Modelling and gas–solid mixing characterization in the jiggled bed reactor (JBR)

Abstract

AbstractThe jiggled bed reactor (JBR) is a new multiphase laboratory‐scale microreactor consisting of a sealed container attached to a piston that is rapidly moved up and down by a pneumatically powered actuator. Particles and fluids in the container are mixed by this up and down motion instead of mechanical agitators or a fluidizing gas. This alternating motion provides intense mixing of all phases (gas, liquid, or solid) and intense contact between phases. Small rods inside the solids bed are heated by induction, allowing for excellent control of bed temperature and heating rate. The JBR is inexpensive and easy to operate, and it has been applied to catalytic gasification of bio‐oil, biomass pyrolysis, activated carbon production, high‐pressure oil hydrogenation, and hydrocarbons adsorption.

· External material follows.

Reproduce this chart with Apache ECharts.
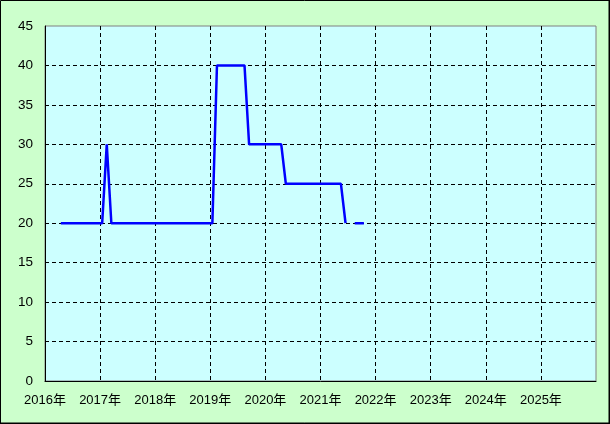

Experiments demonstrated that solids mixing depends on the reactor platform maximum accelerations during both up and down strokes. A minimum acceleration, 55 m2/s for the tested JBR, was required to achieve good solids mixing. A physical model was developed to predict the reactor platform motion and its maximum acceleration. It requires a few preliminary experiments (around 10) to obtain its four empirical parameters. The model can then determine how to adjust the actuator compressed air pressure or modify the equipment to eliminate performance bottlenecks.